WHAT IS BEING ASKED: Reproduce the listing below without changes, except that pictures are left out.

>> start

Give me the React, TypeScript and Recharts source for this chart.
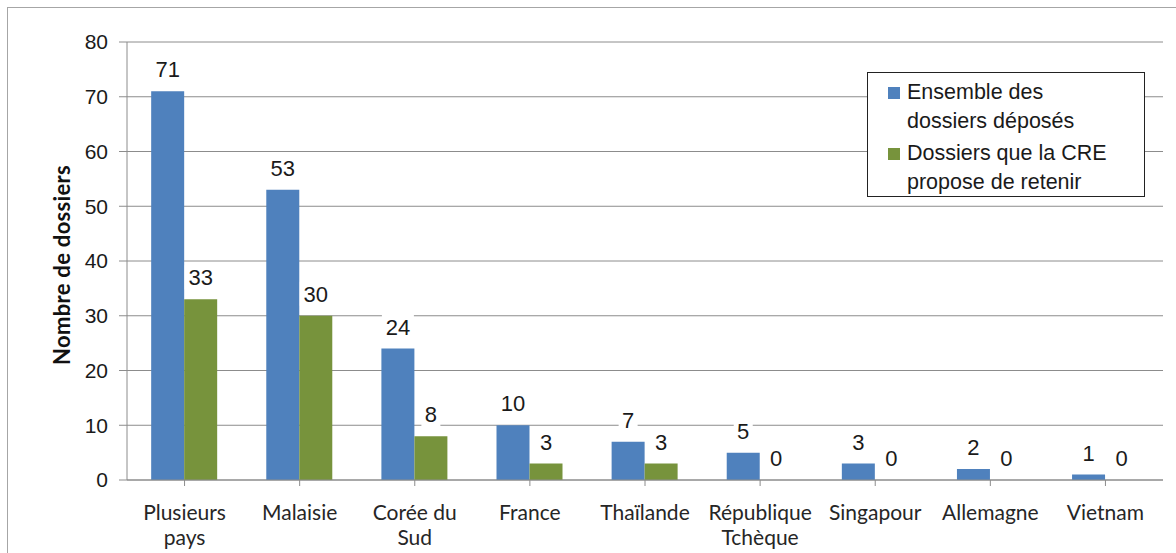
import React from "react";
import {
  BarChart,
  Bar,
  XAxis,
  YAxis,
  CartesianGrid,
  LabelList,
} from "recharts";

// Values
const countries = [
  "Plusieurs\npays",
  "Malaisie",
  "Corée du\nSud",
  "France",
  "Thaïlande",
  "République\nTchèque",
  "Singapour",
  "Allemagne",
  "Vietnam",
];
const deposes = [71, 53, 24, 10, 7, 5, 3, 2, 1];
const retenus = [33, 30, 8, 3, 3, 0, 0, 0, 0];
const yTicks = [0, 10, 20, 30, 40, 50, 60, 70, 80];

const BLUE = "#4f81bd";
const GREEN = "#77933c";
const GRID = "#8c8c8c";
const NUM_FONT = "'Liberation Sans', Arial, sans-serif";
const CAT_FONT = "Lato, 'Open Sans', sans-serif";

const data = countries.map((c, i) => ({
  name: c,
  deposes: deposes[i],
  retenus: retenus[i],
}));

function CategoryTick(props: any) {
  const { x, y, payload } = props;
  const lines = String(payload.value).split("\n");
  return (
    <text
      x={x}
      y={y + 32}
      textAnchor="middle"
      fill="#262626"
      fontFamily={CAT_FONT}
      fontSize={21}
    >
      {lines.map((l, i) => (
        <tspan key={i} x={x} dy={i === 0 ? 0 : 25}>
          {l}
        </tspan>
      ))}
    </text>
  );
}

function drawLabel(cx: number, top: number, value: number) {
  const cy = top - 22;
  const w = String(value).length * 13 + 6;
  return (
    <g>
      <rect x={cx - w / 2} y={cy - 12} width={w} height={24} fill="#fff" />
      <text
        x={cx}
        y={cy + 8}
        textAnchor="middle"
        fill="#1a1a1a"
        fontFamily={NUM_FONT}
        fontSize={22}
      >
        {value}
      </text>
    </g>
  );
}

function BlueLabel(props: any) {
  const { x, y, width, value } = props;
  return drawLabel(x + width / 2, y, value);
}

// green labels are drawn from the blue bar geometry so that zero values still show
function GreenLabel(props: any) {
  const { x, y, width, height, index } = props;
  const perUnit = height / deposes[index];
  const bottom = y + height;
  const v = retenus[index];
  return drawLabel(x + width * 1.5, bottom - v * perUnit, v);
}

function YLabel() {
  return (
    <text
      transform="translate(62, 257) rotate(-90)"
      textAnchor="middle"
      fill="#111"
      fontFamily={CAT_FONT}
      fontWeight={700}
      fontSize={22}
      letterSpacing={0.3}
    >
      Nombre de dossiers
    </text>
  );
}

function LegendBox() {
  const items = [
    { color: BLUE, lines: ["Ensemble des", "dossiers déposés"] },
    { color: GREEN, lines: ["Dossiers que la CRE", "propose de retenir"] },
  ];
  return (
    <div
      style={{
        position: "absolute",
        left: 859,
        top: 64,
        boxSizing: "border-box",
        width: 278,
        height: 125,
        border: "1.5px solid #222",
        background: "#fff",
        padding: "5px 0 0 20px",
        fontFamily: NUM_FONT,
        fontSize: 21.5,
        color: "#1a1a1a",
        lineHeight: "29px",
      }}
    >
      {items.map((it, i) => (
        <div key={i} style={{ display: "flex", marginBottom: i === 0 ? 3 : 0 }}>
          <span
            style={{
              width: 12,
              height: 12,
              background: it.color,
              marginTop: 9,
              marginRight: 7,
              flexShrink: 0,
            }}
          />
          <div>
            {it.lines.map((l) => (
              <div key={l}>{l}</div>
            ))}
          </div>
        </div>
      ))}
    </div>
  );
}

export default function App() {
  return (
    <div
      style={{
        position: "absolute",
        left: 7,
        top: 7,
        width: 1180,
        height: 560,
        borderTop: "1px solid #a6a6a6",
        borderLeft: "1px solid #a6a6a6",
        background: "#fff",
        overflow: "hidden",
      }}
    >
      <BarChart
        width={1168}
        height={545}
        data={data}
        margin={{ top: 34, right: 13, left: 0, bottom: 0 }}
        barCategoryGap="21%"
        barGap={0}
      >
        <CartesianGrid vertical={false} stroke={GRID} strokeWidth={1} />
        <XAxis
          dataKey="name"
          height={73}
          interval={0}
          tickSize={6}
          axisLine={{ stroke: GRID }}
          tickLine={{ stroke: GRID }}
          tick={<CategoryTick />}
        />
        <YAxis
          width={119}
          domain={[0, 80]}
          ticks={yTicks}
          interval={0}
          tickSize={8}
          tickMargin={11}
          axisLine={{ stroke: GRID }}
          tickLine={{ stroke: GRID }}
          tick={{ fill: "#1a1a1a", fontFamily: NUM_FONT, fontSize: 21 }}
          label={<YLabel />}
        />
        <Bar dataKey="deposes" fill={BLUE} isAnimationActive={false}>
          <LabelList dataKey="deposes" content={<BlueLabel />} />
          <LabelList dataKey="retenus" content={<GreenLabel />} />
        </Bar>
        <Bar dataKey="retenus" fill={GREEN} isAnimationActive={false} />
      </BarChart>
      <LegendBox />
    </div>
  );
}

>> end

FINISHED EXERCISE:
Give me the React, TypeScript and Recharts source for this chart.
import React from "react";
import {
  BarChart,
  Bar,
  XAxis,
  YAxis,
  CartesianGrid,
  LabelList,
} from "recharts";

// Values
const countries = [
  "Plusieurs\npays",
  "Malaisie",
  "Corée du\nSud",
  "France",
  "Thaïlande",
  "République\nTchèque",
  "Singapour",
  "Allemagne",
  "Vietnam",
];
const deposes = [71, 53, 24, 10, 7, 5, 3, 2, 1];
const retenus = [33, 30, 8, 3, 3, 0, 0, 0, 0];
const yTicks = [0, 10, 20, 30, 40, 50, 60, 70, 80];

const BLUE = "#4f81bd";
const GREEN = "#77933c";
const GRID = "#8c8c8c";
const NUM_FONT = "'Liberation Sans', Arial, sans-serif";
const CAT_FONT = "Lato, 'Open Sans', sans-serif";

const data = countries.map((c, i) => ({
  name: c,
  deposes: deposes[i],
  retenus: retenus[i],
}));

function CategoryTick(props: any) {
  const { x, y, payload } = props;
  const lines = String(payload.value).split("\n");
  return (
    <text
      x={x}
      y={y + 32}
      textAnchor="middle"
      fill="#262626"
      fontFamily={CAT_FONT}
      fontSize={21}
    >
      {lines.map((l, i) => (
        <tspan key={i} x={x} dy={i === 0 ? 0 : 25}>
          {l}
        </tspan>
      ))}
    </text>
  );
}

function drawLabel(cx: number, top: number, value: number) {
  const cy = top - 22;
  const w = String(value).length * 13 + 6;
  return (
    <g>
      <rect x={cx - w / 2} y={cy - 12} width={w} height={24} fill="#fff" />
      <text
        x={cx}
        y={cy + 8}
        textAnchor="middle"
        fill="#1a1a1a"
        fontFamily={NUM_FONT}
        fontSize={22}
      >
        {value}
      </text>
    </g>
  );
}

function BlueLabel(props: any) {
  const { x, y, width, value } = props;
  return drawLabel(x + width / 2, y, value);
}

// green labels are drawn from the blue bar geometry so that zero values still show
function GreenLabel(props: any) {
  const { x, y, width, height, index } = props;
  const perUnit = height / deposes[index];
  const bottom = y + height;
  const v = retenus[index];
  return drawLabel(x + width * 1.5, bottom - v * perUnit, v);
}

function YLabel() {
  return (
    <text
      transform="translate(62, 257) rotate(-90)"
      textAnchor="middle"
      fill="#111"
      fontFamily={CAT_FONT}
      fontWeight={700}
      fontSize={22}
      letterSpacing={0.3}
    >
      Nombre de dossiers
    </text>
  );
}

function LegendBox() {
  const items = [
    { color: BLUE, lines: ["Ensemble des", "dossiers déposés"] },
    { color: GREEN, lines: ["Dossiers que la CRE", "propose de retenir"] },
  ];
  return (
    <div
      style={{
        position: "absolute",
        left: 859,
        top: 64,
        boxSizing: "border-box",
        width: 278,
        height: 125,
        border: "1.5px solid #222",
        background: "#fff",
        padding: "5px 0 0 20px",
        fontFamily: NUM_FONT,
        fontSize: 21.5,
        color: "#1a1a1a",
        lineHeight: "29px",
      }}
    >
      {items.map((it, i) => (
        <div key={i} style={{ display: "flex", marginBottom: i === 0 ? 3 : 0 }}>
          <span
            style={{
              width: 12,
              height: 12,
              background: it.color,
              marginTop: 9,
              marginRight: 7,
              flexShrink: 0,
            }}
          />
          <div>
            {it.lines.map((l) => (
              <div key={l}>{l}</div>
            ))}
          </div>
        </div>
      ))}
    </div>
  );
}

export default function App() {
  return (
    <div
      style={{
        position: "absolute",
        left: 7,
        top: 7,
        width: 1180,
        height: 560,
        borderTop: "1px solid #a6a6a6",
        borderLeft: "1px solid #a6a6a6",
        background: "#fff",
        overflow: "hidden",
      }}
    >
      <BarChart
        width={1168}
        height={545}
        data={data}
        margin={{ top: 34, right: 13, left: 0, bottom: 0 }}
        barCategoryGap="21%"
        barGap={0}
      >
        <CartesianGrid vertical={false} stroke={GRID} strokeWidth={1} />
        <XAxis
          dataKey="name"
          height={73}
          interval={0}
          tickSize={6}
          axisLine={{ stroke: GRID }}
          tickLine={{ stroke: GRID }}
          tick={<CategoryTick />}
        />
        <YAxis
          width={119}
          domain={[0, 80]}
          ticks={yTicks}
          interval={0}
          tickSize={8}
          tickMargin={11}
          axisLine={{ stroke: GRID }}
          tickLine={{ stroke: GRID }}
          tick={{ fill: "#1a1a1a", fontFamily: NUM_FONT, fontSize: 21 }}
          label={<YLabel />}
        />
        <Bar dataKey="deposes" fill={BLUE} isAnimationActive={false}>
          <LabelList dataKey="deposes" content={<BlueLabel />} />
          <LabelList dataKey="retenus" content={<GreenLabel />} />
        </Bar>
        <Bar dataKey="retenus" fill={GREEN} isAnimationActive={false} />
      </BarChart>
      <LegendBox />
    </div>
  );
}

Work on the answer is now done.